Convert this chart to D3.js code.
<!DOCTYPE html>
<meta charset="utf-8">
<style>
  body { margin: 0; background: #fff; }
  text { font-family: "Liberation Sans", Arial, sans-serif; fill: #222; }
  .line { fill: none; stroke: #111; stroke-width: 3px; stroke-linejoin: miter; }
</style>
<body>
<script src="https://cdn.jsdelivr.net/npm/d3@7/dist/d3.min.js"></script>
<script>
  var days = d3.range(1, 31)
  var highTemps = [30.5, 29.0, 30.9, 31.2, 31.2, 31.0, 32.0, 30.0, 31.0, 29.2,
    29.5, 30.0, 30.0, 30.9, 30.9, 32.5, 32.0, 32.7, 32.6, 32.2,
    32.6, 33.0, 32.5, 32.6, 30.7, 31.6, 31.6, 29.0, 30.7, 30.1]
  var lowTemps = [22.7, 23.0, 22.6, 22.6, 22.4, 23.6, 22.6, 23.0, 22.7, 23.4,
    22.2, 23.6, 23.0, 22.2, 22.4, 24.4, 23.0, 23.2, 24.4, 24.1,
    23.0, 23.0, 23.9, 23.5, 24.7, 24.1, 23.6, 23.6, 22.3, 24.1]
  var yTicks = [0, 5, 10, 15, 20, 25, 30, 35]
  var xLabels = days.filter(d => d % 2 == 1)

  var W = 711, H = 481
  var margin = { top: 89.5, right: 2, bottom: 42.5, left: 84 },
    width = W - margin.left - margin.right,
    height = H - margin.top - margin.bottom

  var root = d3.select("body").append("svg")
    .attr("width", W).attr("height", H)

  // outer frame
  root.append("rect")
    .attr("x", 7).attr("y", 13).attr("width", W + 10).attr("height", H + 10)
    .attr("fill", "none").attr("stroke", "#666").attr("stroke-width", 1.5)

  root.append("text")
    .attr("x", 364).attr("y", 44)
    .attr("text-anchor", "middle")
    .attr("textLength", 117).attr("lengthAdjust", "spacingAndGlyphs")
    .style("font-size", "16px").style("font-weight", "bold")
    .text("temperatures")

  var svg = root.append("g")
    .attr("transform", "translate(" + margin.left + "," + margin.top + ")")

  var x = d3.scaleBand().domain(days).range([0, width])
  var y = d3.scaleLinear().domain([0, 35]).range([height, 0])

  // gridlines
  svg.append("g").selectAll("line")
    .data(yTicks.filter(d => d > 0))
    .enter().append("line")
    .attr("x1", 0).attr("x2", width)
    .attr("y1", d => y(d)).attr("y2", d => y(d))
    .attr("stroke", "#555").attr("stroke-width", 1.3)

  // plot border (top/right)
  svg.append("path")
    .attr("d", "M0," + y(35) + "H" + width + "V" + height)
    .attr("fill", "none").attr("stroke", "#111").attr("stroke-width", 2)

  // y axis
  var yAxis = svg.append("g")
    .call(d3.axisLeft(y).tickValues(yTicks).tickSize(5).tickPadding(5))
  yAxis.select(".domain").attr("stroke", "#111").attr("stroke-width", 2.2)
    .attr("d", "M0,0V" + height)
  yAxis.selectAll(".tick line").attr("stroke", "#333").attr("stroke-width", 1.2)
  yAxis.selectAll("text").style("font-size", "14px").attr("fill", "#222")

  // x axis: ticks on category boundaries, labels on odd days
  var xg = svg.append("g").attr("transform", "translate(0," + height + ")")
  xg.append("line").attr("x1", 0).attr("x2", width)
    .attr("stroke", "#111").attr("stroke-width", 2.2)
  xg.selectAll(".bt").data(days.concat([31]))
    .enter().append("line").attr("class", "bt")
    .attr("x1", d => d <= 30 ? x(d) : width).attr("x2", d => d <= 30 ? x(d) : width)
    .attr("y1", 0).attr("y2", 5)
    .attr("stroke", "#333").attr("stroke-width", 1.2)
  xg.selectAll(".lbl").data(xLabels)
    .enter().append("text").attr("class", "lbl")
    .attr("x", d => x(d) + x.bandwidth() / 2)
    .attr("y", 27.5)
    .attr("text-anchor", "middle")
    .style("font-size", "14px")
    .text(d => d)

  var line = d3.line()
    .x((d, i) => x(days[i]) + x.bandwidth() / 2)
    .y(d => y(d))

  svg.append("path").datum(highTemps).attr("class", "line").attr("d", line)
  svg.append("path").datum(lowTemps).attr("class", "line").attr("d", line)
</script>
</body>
- - - - - - -
WHAT IS NEEDED:
Return the whole listing exactly.

SOLUTION FOR THIS TASK:
Convert this chart to D3.js code.
<!DOCTYPE html>
<meta charset="utf-8">
<style>
  body { margin: 0; background: #fff; }
  text { font-family: "Liberation Sans", Arial, sans-serif; fill: #222; }
  .line { fill: none; stroke: #111; stroke-width: 3px; stroke-linejoin: miter; }
</style>
<body>
<script src="https://cdn.jsdelivr.net/npm/d3@7/dist/d3.min.js"></script>
<script>
  var days = d3.range(1, 31)
  var highTemps = [30.5, 29.0, 30.9, 31.2, 31.2, 31.0, 32.0, 30.0, 31.0, 29.2,
    29.5, 30.0, 30.0, 30.9, 30.9, 32.5, 32.0, 32.7, 32.6, 32.2,
    32.6, 33.0, 32.5, 32.6, 30.7, 31.6, 31.6, 29.0, 30.7, 30.1]
  var lowTemps = [22.7, 23.0, 22.6, 22.6, 22.4, 23.6, 22.6, 23.0, 22.7, 23.4,
    22.2, 23.6, 23.0, 22.2, 22.4, 24.4, 23.0, 23.2, 24.4, 24.1,
    23.0, 23.0, 23.9, 23.5, 24.7, 24.1, 23.6, 23.6, 22.3, 24.1]
  var yTicks = [0, 5, 10, 15, 20, 25, 30, 35]
  var xLabels = days.filter(d => d % 2 == 1)

  var W = 711, H = 481
  var margin = { top: 89.5, right: 2, bottom: 42.5, left: 84 },
    width = W - margin.left - margin.right,
    height = H - margin.top - margin.bottom

  var root = d3.select("body").append("svg")
    .attr("width", W).attr("height", H)

  // outer frame
  root.append("rect")
    .attr("x", 7).attr("y", 13).attr("width", W + 10).attr("height", H + 10)
    .attr("fill", "none").attr("stroke", "#666").attr("stroke-width", 1.5)

  root.append("text")
    .attr("x", 364).attr("y", 44)
    .attr("text-anchor", "middle")
    .attr("textLength", 117).attr("lengthAdjust", "spacingAndGlyphs")
    .style("font-size", "16px").style("font-weight", "bold")
    .text("temperatures")

  var svg = root.append("g")
    .attr("transform", "translate(" + margin.left + "," + margin.top + ")")

  var x = d3.scaleBand().domain(days).range([0, width])
  var y = d3.scaleLinear().domain([0, 35]).range([height, 0])

  // gridlines
  svg.append("g").selectAll("line")
    .data(yTicks.filter(d => d > 0))
    .enter().append("line")
    .attr("x1", 0).attr("x2", width)
    .attr("y1", d => y(d)).attr("y2", d => y(d))
    .attr("stroke", "#555").attr("stroke-width", 1.3)

  // plot border (top/right)
  svg.append("path")
    .attr("d", "M0," + y(35) + "H" + width + "V" + height)
    .attr("fill", "none").attr("stroke", "#111").attr("stroke-width", 2)

  // y axis
  var yAxis = svg.append("g")
    .call(d3.axisLeft(y).tickValues(yTicks).tickSize(5).tickPadding(5))
  yAxis.select(".domain").attr("stroke", "#111").attr("stroke-width", 2.2)
    .attr("d", "M0,0V" + height)
  yAxis.selectAll(".tick line").attr("stroke", "#333").attr("stroke-width", 1.2)
  yAxis.selectAll("text").style("font-size", "14px").attr("fill", "#222")

  // x axis: ticks on category boundaries, labels on odd days
  var xg = svg.append("g").attr("transform", "translate(0," + height + ")")
  xg.append("line").attr("x1", 0).attr("x2", width)
    .attr("stroke", "#111").attr("stroke-width", 2.2)
  xg.selectAll(".bt").data(days.concat([31]))
    .enter().append("line").attr("class", "bt")
    .attr("x1", d => d <= 30 ? x(d) : width).attr("x2", d => d <= 30 ? x(d) : width)
    .attr("y1", 0).attr("y2", 5)
    .attr("stroke", "#333").attr("stroke-width", 1.2)
  xg.selectAll(".lbl").data(xLabels)
    .enter().append("text").attr("class", "lbl")
    .attr("x", d => x(d) + x.bandwidth() / 2)
    .attr("y", 27.5)
    .attr("text-anchor", "middle")
    .style("font-size", "14px")
    .text(d => d)

  var line = d3.line()
    .x((d, i) => x(days[i]) + x.bandwidth() / 2)
    .y(d => y(d))

  svg.append("path").datum(highTemps).attr("class", "line").attr("d", line)
  svg.append("path").datum(lowTemps).attr("class", "line").attr("d", line)
</script>
</body>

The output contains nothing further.